In December 2019, the Setting Every Community Up for Retirement Enhancement (SECURE) Act, a bipartisan retirement bill passed that includes many bi-partisan reforms that increase access to workplace plans and expand retirement savings. The retirement legislation expands opportunities for individuals to increase their retirement and estate planning plans, including policy changes on defined contribution (DC) plans, defined benefit (DB) plans, individual retirement accounts (IRAs) and 529 plans.

Estate Planning with IRA Trusts for Minors

IRA accounts or employer sponsored retirement plans, such as a 401(k) are generally considered non-probate assets (not normally covered by a will) but instead are passed directly to a beneficiary according to the beneficiary designation forms that are completed upon account opening.
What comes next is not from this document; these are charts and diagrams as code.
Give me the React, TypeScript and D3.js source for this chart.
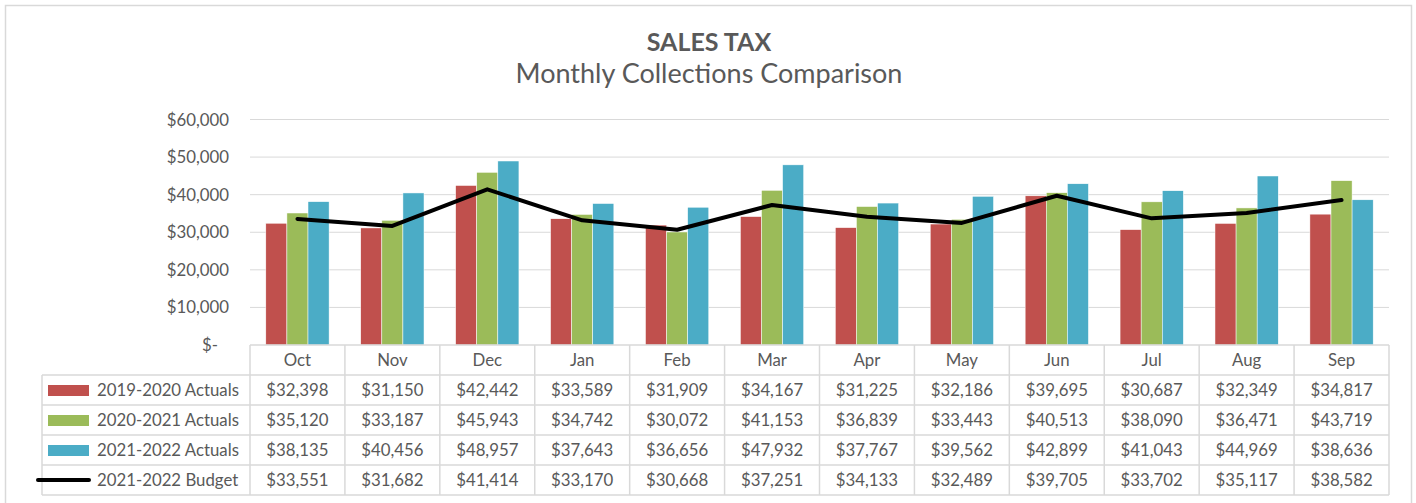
import React from "react";
import * as d3 from "d3";

const months = ["Oct","Nov","Dec","Jan","Feb","Mar","Apr","May","Jun","Jul","Aug","Sep"];
const seriesNames = ["2019-2020 Actuals","2020-2021 Actuals","2021-2022 Actuals"];
const fy2020 = [32398,31150,42442,33589,31909,34167,31225,32186,39695,30687,32349,34817];
const fy2021 = [35120,33187,45943,34742,30072,41153,36839,33443,40513,38090,36471,43719];
const fy2022 = [38135,40456,48957,37643,36656,47932,37767,39562,42899,41043,44969,38636];
const budgetName = "2021-2022 Budget";
const budget = [33551,31682,41414,33170,30668,37251,34133,32489,39705,33702,35117,38582];
const yTicks = [0,10000,20000,30000,40000,50000,60000];
const colors = ["#C0504D","#9BBB59","#4BACC6"];

const W = 1416, H = 503;
const left = 250, right = 1389, top = 119.5, bottom = 345;
const rowH = 30;
const legendLeft = 42;
const font = "Lato, 'Open Sans', sans-serif";
const txt = "#595959";
const grid = "#D9D9D9";
const fs = 16.8;

export default function App() {
  const x = d3.scaleBand().domain(months).range([left, right]).paddingInner(0).paddingOuter(0);
  const y = d3.scaleLinear().domain([0, 60000]).range([bottom, top]);
  const bw = x.bandwidth();
  const barW = bw / 4.5;
  const series = [fy2020, fy2021, fy2022];
  const fmt = (v: number) => "$" + d3.format(",")(v);
  const yFmt = (v: number) => (v === 0 ? "$-" : "$" + d3.format(",")(v));
  const line = d3.line<number>().x((_, i) => x(months[i])! + bw / 2).y((d) => y(d));
  const rows = [...seriesNames, budgetName];
  const rowVals = [fy2020, fy2021, fy2022, budget];
  const tableTop = bottom;
  return (
    <svg width={W} height={H} style={{ position: "absolute", left: 0, top: 0, background: "#fff" }}>
      <rect x={5.5} y={5.5} width={1406} height={510} fill="#fff" stroke={grid} strokeWidth={1.5} />
      <text x={709} y={51} textAnchor="middle" fontFamily={font} fontWeight="bold" fontSize={25} fill={txt}>SALES TAX</text>
      <text x={709} y={83} textAnchor="middle" fontFamily={font} fontSize={27} fill={txt}>Monthly Collections Comparison</text>
      {yTicks.map((t) => (
        <g key={t}>
          {t > 0 && <line x1={left} x2={right} y1={y(t)} y2={y(t)} stroke={grid} strokeWidth={1} />}
          <text x={t === 0 ? 218 : 229} y={y(t) + 6} textAnchor="end" fontFamily={font} fontSize={fs} fill={txt}>{yFmt(t)}</text>
        </g>
      ))}
      {series.map((s, si) =>
        s.map((v, i) => (
          <rect key={si + "-" + i} x={x(months[i])! + (bw - 3 * barW) / 2 + si * barW} y={y(v)} width={barW} height={bottom - y(v)} fill={colors[si]} stroke="#fff" strokeWidth={0.5} />
        ))
      )}
      <path d={line(budget) || ""} fill="none" stroke="#000" strokeWidth={4} strokeLinejoin="round" strokeLinecap="round" />
      <g stroke={grid} strokeWidth={1.5} fill="none">
        <line x1={left} x2={right} y1={tableTop} y2={tableTop} />
        {[1,2,3,4,5].map((r) => (
          <line key={r} x1={legendLeft} x2={right} y1={tableTop + r * rowH} y2={tableTop + r * rowH} />
        ))}
        <line x1={legendLeft} x2={legendLeft} y1={tableTop + rowH} y2={tableTop + 5 * rowH} />
        {months.map((m) => (
          <line key={m} x1={x(m)!} x2={x(m)!} y1={tableTop} y2={tableTop + 5 * rowH} />
        ))}
        <line x1={right} x2={right} y1={tableTop} y2={tableTop + 5 * rowH} />
      </g>
      {months.map((m) => (
        <text key={m} x={x(m)! + bw / 2} y={tableTop + 21} textAnchor="middle" fontFamily={font} fontSize={fs} fill={txt}>{m}</text>
      ))}
      {rows.map((r, ri) => (
        <g key={r}>
          {ri < 3 ? (
            <rect x={48} y={tableTop + (ri + 1) * rowH + 10} width={41} height={11} fill={colors[ri]} />
          ) : (
            <line x1={38} x2={89} y1={tableTop + (ri + 1) * rowH + 15} y2={tableTop + (ri + 1) * rowH + 15} stroke="#000" strokeWidth={4} strokeLinecap="round" />
          )}
          <text x={97} y={tableTop + (ri + 1) * rowH + 21} fontFamily={font} fontSize={fs} fill={txt}>{r}</text>
          {rowVals[ri].map((v, i) => (
            <text key={i} x={x(months[i])! + bw / 2} y={tableTop + (ri + 1) * rowH + 21} textAnchor="middle" fontFamily={font} fontSize={fs} fill={txt}>{fmt(v)}</text>
          ))}
        </g>
      ))}
    </svg>
  );
}
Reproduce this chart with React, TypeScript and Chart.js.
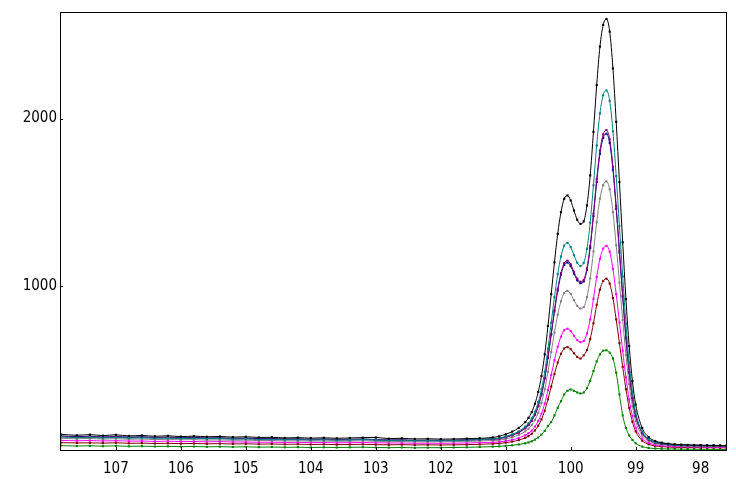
import React, { useEffect, useRef } from "react";
import { Chart, registerables } from "chart.js";

Chart.register(...registerables);

// Binding energy (eV)
const energies = [
  107.85, 107.6, 107.4, 107.2, 107.0, 106.8, 106.6, 106.4, 106.2, 106.0,
  105.8, 105.6, 105.4, 105.2, 105.0, 104.8, 104.6, 104.4, 104.2, 104.0,
  103.8, 103.6, 103.4, 103.2, 103.0, 102.8, 102.6, 102.4, 102.2, 102.0,
  101.8, 101.6, 101.4, 101.2,
  101.1, 101.0, 100.9, 100.8, 100.7,
  100.65, 100.6, 100.55, 100.5, 100.45, 100.4, 100.35, 100.3, 100.25, 100.2,
  100.15, 100.1, 100.05, 100.0, 99.95, 99.9, 99.85, 99.8, 99.75, 99.7,
  99.65, 99.6, 99.55, 99.5, 99.45, 99.4, 99.35, 99.3, 99.25, 99.2,
  99.15, 99.1, 99.05, 99.0,
  98.9, 98.8, 98.7, 98.6, 98.5, 98.4, 98.3, 98.2, 98.1, 98.0, 97.9, 97.8, 97.7, 97.6,
];

const blackSeries = [
  112, 106, 110, 104, 109, 102, 105, 100, 103, 98, 101, 97, 99, 95, 97, 93, 94, 90, 92, 89,
  91, 88, 90, 92, 93, 86, 88, 84, 85, 83, 84, 86, 88, 93,
  100, 112, 128, 150, 185,
  210, 245, 295, 365, 460, 590, 760, 950, 1140, 1310, 1440, 1520, 1540, 1510, 1450, 1395, 1370, 1385, 1480, 1660,
  1920, 2200, 2430, 2560, 2595, 2520, 2300, 1980, 1620, 1260, 920, 640, 430, 290,
  150, 95, 72, 62, 56, 52, 50, 48, 47, 46, 45, 45, 44, 44,
];

const navySeries = [
  102, 98, 100, 96, 99, 95, 97, 93, 95, 91, 93, 90, 91, 88, 89, 86, 87, 84, 85, 82,
  84, 81, 82, 84, 80, 78, 79, 76, 77, 76, 77, 79, 82, 85,
  88, 97, 108, 124, 150,
  168, 194, 230, 281, 351, 446, 570, 708, 847, 971, 1066, 1125, 1139, 1117, 1073, 1033, 1015, 1026, 1095, 1227,
  1417, 1621, 1789, 1884, 1909, 1855, 1694, 1460, 1198, 935, 687, 482, 329, 223,
  122, 83, 65, 58, 53, 49, 48, 48, 47, 47, 46, 46, 45, 45,
];

const tealSeries = [
  96, 92, 94, 90, 93, 89, 91, 88, 89, 86, 88, 85, 86, 83, 84, 81, 82, 79, 80, 78,
  79, 77, 78, 80, 77, 75, 76, 73, 74, 73, 74, 77, 80, 84,
  89, 99, 112, 130, 158,
  178, 207, 247, 304, 381, 486, 624, 778, 932, 1069, 1175, 1240, 1256, 1231, 1183, 1138, 1118, 1137, 1221, 1377,
  1601, 1839, 2031, 2139, 2168, 2106, 1923, 1656, 1356, 1056, 773, 540, 365, 243,
  129, 84, 64, 57, 51, 47, 46, 45, 44, 44, 43, 43, 42, 42,
];

const purpleSeries = [
  99, 95, 97, 93, 96, 92, 94, 90, 92, 88, 90, 87, 88, 85, 86, 83, 84, 81, 82, 79,
  81, 78, 79, 81, 78, 76, 77, 74, 75, 74, 75, 77, 79, 82,
  84, 93, 105, 121, 147,
  166, 192, 229, 280, 351, 447, 573, 713, 854, 980, 1076, 1135, 1150, 1128, 1083, 1043, 1024, 1035, 1105, 1239,
  1431, 1638, 1808, 1905, 1931, 1875, 1712, 1475, 1209, 943, 691, 484, 328, 221,
  119, 79, 61, 54, 50, 46, 45, 44, 44, 43, 43, 42, 42, 41,
];

const graySeries = [
  88, 85, 87, 83, 86, 82, 84, 80, 82, 79, 80, 77, 78, 76, 77, 74, 75, 72, 73, 71,
  72, 70, 71, 73, 70, 68, 69, 67, 68, 67, 68, 70, 72, 75,
  77, 84, 94, 108, 129,
  145, 167, 198, 241, 300, 380, 486, 604, 721, 827, 907, 957, 969, 951, 914, 880, 864, 873, 932, 1044,
  1205, 1379, 1521, 1602, 1624, 1577, 1441, 1242, 1019, 796, 585, 411, 281, 191,
  105, 72, 57, 51, 47, 44, 43, 42, 42, 41, 41, 40, 40, 40,
];

const magentaSeries = [
  76, 73, 75, 72, 74, 71, 72, 69, 71, 68, 69, 67, 68, 66, 66, 64, 65, 63, 64, 62,
  63, 61, 62, 63, 61, 60, 60, 58, 59, 58, 59, 60, 62, 64,
  66, 72, 79, 90, 106,
  118, 134, 158, 191, 235, 296, 376, 466, 555, 635, 696, 734, 743, 729, 701, 675, 663, 670, 715, 799,
  922, 1053, 1161, 1222, 1239, 1204, 1100, 950, 781, 611, 452, 320, 221, 151,
  86, 60, 49, 44, 41, 38, 38, 37, 37, 36, 36, 36, 35, 35,
];

const maroonSeries = [
  62, 60, 61, 59, 61, 58, 59, 57, 58, 56, 57, 55, 56, 54, 55, 53, 54, 52, 53, 51,
  52, 50, 51, 52, 50, 49, 50, 48, 49, 48, 49, 50, 52, 55,
  57, 62, 68, 77, 91,
  101, 115, 135, 163, 201, 253, 321, 397, 473, 541, 593, 625, 633, 621, 597, 575, 565, 584, 616, 681,
  776, 886, 977, 1029, 1042, 1013, 926, 799, 657, 515, 381, 270, 187, 129,
  74, 52, 42, 38, 36, 34, 33, 33, 33, 32, 32, 32, 31, 31,
];

const greenSeries = [
  44, 42, 43, 41, 43, 40, 41, 39, 40, 38, 39, 37, 38, 36, 37, 35, 36, 34, 35, 33,
  34, 33, 34, 35, 33, 32, 33, 31, 32, 32, 33, 34, 36, 38,
  40, 43, 46, 51, 58,
  63, 70, 80, 93, 110, 132, 162, 185, 225, 270, 310, 350, 372, 380, 372, 362, 356, 362, 388, 432,
  490, 548, 590, 612, 614, 600, 565, 480, 350, 225, 150, 105, 78, 58,
  38, 30, 27, 25, 24, 24, 23, 23, 23, 22, 22, 22, 21, 21,
];

// First entry is drawn on top
const seriesList = [
  { name: "black", color: "#000000", values: blackSeries },
  { name: "teal", color: "#008080", values: tealSeries },
  { name: "purple", color: "#800080", values: purpleSeries },
  { name: "navy", color: "#000080", values: navySeries },
  { name: "gray", color: "#808080", values: graySeries },
  { name: "magenta", color: "#FF00FF", values: magentaSeries },
  { name: "maroon", color: "#800000", values: maroonSeries },
  { name: "green", color: "#008000", values: greenSeries },
];

const xTickValues = [107, 106, 105, 104, 103, 102, 101, 100, 99, 98];
const yTickValues = [1000, 2000];

const X_MIN = 97.61;
const X_MAX = 107.86;
const Y_MIN = 18;
const Y_MAX = 2637;

const tickFont = { family: '"DejaVu Sans Condensed", "DejaVu Sans", sans-serif', size: 15 };

const framePlugin = {
  id: "frameAndInnerTicks",
  afterDatasetsDraw(chart: any) {
    const { ctx, chartArea } = chart;
    const { left, top, right, bottom } = chartArea;
    const xs = chart.scales.x;
    const ys = chart.scales.y;
    ctx.save();
    ctx.strokeStyle = "#000";
    ctx.lineWidth = 1;
    ctx.strokeRect(left + 0.5, top + 0.5, right - left, bottom - top);
    ctx.beginPath();
    for (const v of xTickValues) {
      const px = Math.round(xs.getPixelForValue(v)) + 0.5;
      ctx.moveTo(px, bottom);
      ctx.lineTo(px, bottom - 3);
    }
    for (const v of yTickValues) {
      const py = Math.round(ys.getPixelForValue(v)) + 0.5;
      ctx.moveTo(left, py);
      ctx.lineTo(left + 3, py);
    }
    ctx.stroke();
    ctx.restore();
  },
};

export default function App() {
  const canvasRef = useRef<HTMLCanvasElement | null>(null);

  useEffect(() => {
    document.body.style.margin = "0";
    const canvas = canvasRef.current;
    if (!canvas) return;
    const datasets = seriesList.map((s) => ({
      label: s.name,
      data: energies.map((e, i) => ({ x: e, y: s.values[i] })),
      borderColor: s.color,
      backgroundColor: s.color,
      pointBackgroundColor: s.color,
      borderWidth: 1,
      pointRadius: 1.5,
      pointStyle: "rect" as const,
      pointBorderWidth: 0,
      cubicInterpolationMode: "monotone" as const,
      fill: false,
    }));

    const chart = new Chart(canvas, {
      type: "line",
      data: { datasets },
      options: {
        animation: false,
        responsive: false,
        maintainAspectRatio: false,
        layout: { padding: { top: 10, right: 10, left: 0, bottom: 0 } },
        plugins: { legend: { display: false }, tooltip: { enabled: false } },
        scales: {
          x: {
            type: "linear",
            reverse: true,
            min: X_MIN,
            max: X_MAX,
            grid: { display: false, drawTicks: false },
            border: { display: false },
            afterBuildTicks: (scale: any) => {
              scale.ticks = xTickValues.map((v) => ({ value: v }));
            },
            afterFit: (scale: any) => {
              scale.height = 29;
            },
            ticks: {
              color: "#000",
              font: tickFont,
              padding: 10,
              maxRotation: 0,
              autoSkip: false,
              callback: (v: any) => String(v),
            },
          },
          y: {
            type: "linear",
            min: Y_MIN,
            max: Y_MAX,
            grid: { display: false, drawTicks: false },
            border: { display: false },
            afterBuildTicks: (scale: any) => {
              scale.ticks = yTickValues.map((v) => ({ value: v }));
            },
            afterFit: (scale: any) => {
              scale.width = 60;
            },
            ticks: {
              color: "#000",
              font: tickFont,
              padding: 3,
              autoSkip: false,
              callback: (v: any) => String(v),
            },
          },
        },
      },
      plugins: [framePlugin],
    });
    return () => chart.destroy();
  }, []);

  return (
    <div style={{ position: "absolute", left: 0, top: 0, width: 736, height: 479, background: "#fff" }}>
      <canvas ref={canvasRef} width={736} height={479} style={{ display: "block" }} />
    </div>
  );
}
When the intended beneficiary is a minor, IRA monies generally cannot be inherited outright, so individuals frequently pick between naming a custodian for a child who would inherit the IRA, or alternatively, by creating a trust for the benefit of the minor, where the trust is the beneficiary of the IRA.

IRA Protection Trusts and Stretch Trusts

For individuals who opt for the latter and name a trust as the beneficiary of an IRA, a frequent estate planning strategy for individuals who do not need the IRA balances for their own retirement but want to contribute the balance to set up a long-term tax-advantaged strategy for their heirs is to set up an IRA Protection Trust or IRA Stretch Trust.

Generally, an IRA Protection Trust or IRA Stretch Trust enables the trust to take advantage of favorable IRS minimum-distribution rules by “stretching out” the payments of those monies over a beneficiary’s lifetime while also protecting the money from spendthrifts, creditors and even divorce.

Impact on Long-Term Estate Planning

Before the SECURE Act, the required minimum distribution (RMD) rules allowed non-spouse beneficiaries to gradually draw down an IRA inherited from, e.g., a grandparent, over the beneficiary’s IRS-defined life expectancy. However, the SECURE Act now requires most non-spouse IRA and retirement plan beneficiaries to drain inherited accounts within 10 years after the account owner’s death.

This can mean big changes for individuals who have set up estate plans that include tax-advantaged IRA Protection Trusts.

Depending on how an IRA Protection Trust is structured and who the beneficiary is, stricter rules under the SECURE Act for post-death required minimum distributions may limit the benefits of such tax-advantaged estate plans.

The tax-advantaged estate strategy may require changes to an estate plan for relatives other than parents who leave IRA Trusts to minors. For individuals who inherit an IRA from an account owner who passes away after December 31, 2019, fewer beneficiaries will be able to extend distributions from the inherited IRA over the course of their lifetime. Instead, many beneficiaries will now need to withdraw all IRA monies within 10 years following the death of the original IRA account holder. The SECURE Act does maintain certain exceptions to the 10-year distribution requirement, e.g., for assets left to a surviving spouse, minor children, a disabled or chronically ill individual, and beneficiaries who are less than 10 years younger than the decedent. 

However, the changes from SECURE Act are extensive enough to consider revisiting an estate planning strategy to ensure that long term IRA Stretch trust goals are still consistent with new regulations.